When reached for comment Thursday, Legare said he was unaware of any fine, but called the ruling, “Typical South Carolina politics.”

The complaint against Legare was first filed by Brady Quirk-Garvan, Charleston County Democratic Party chairman, in June 2014. Since that time, the Ethics Commission found that Legare filed three reports, including his Statement of Economic Interest and pre-election Campaign Disclosure Report, after deadline, but the documents were submitted three days prior to the commission receiving the complaint.

According to court documents, Legare told investigators in July 2014 that his Statement of Economic Interest was late because he “erroneously pressed the save button rather than the file button on his computer.”

Legare further stated to investigators that he was unaware that he needed to file both an initial Campaign Disclosure Report and a pre-election report. The commission’s findings state that since Legare was a candidate for both a primary and general election in 2010 and pre-filed disclosure reports for each, he was aware of the requirements to file these forms.

Commission members held a hearing in August to consider the findings of the investigation.
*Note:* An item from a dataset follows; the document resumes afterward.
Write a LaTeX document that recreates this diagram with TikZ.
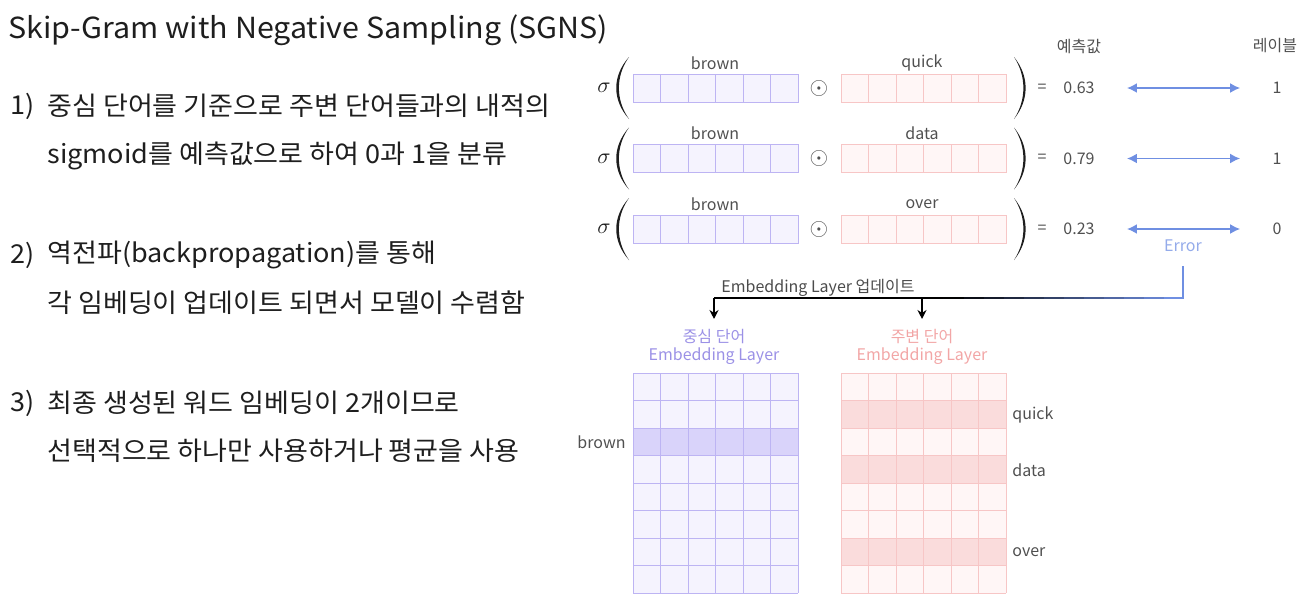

Legare did not attend, but court documents say that a notice of the hearing was mailed to his address and he was called several times by investigators in the days leading up to the trial. These calls were never returned.

Legare says he hasn’t been able to receive voicemails on his phone in a year and was unaware of the charges against him.
“This is news to me. I didn’t know anything about it,” he says. “They can’t very well have a hearing without me.”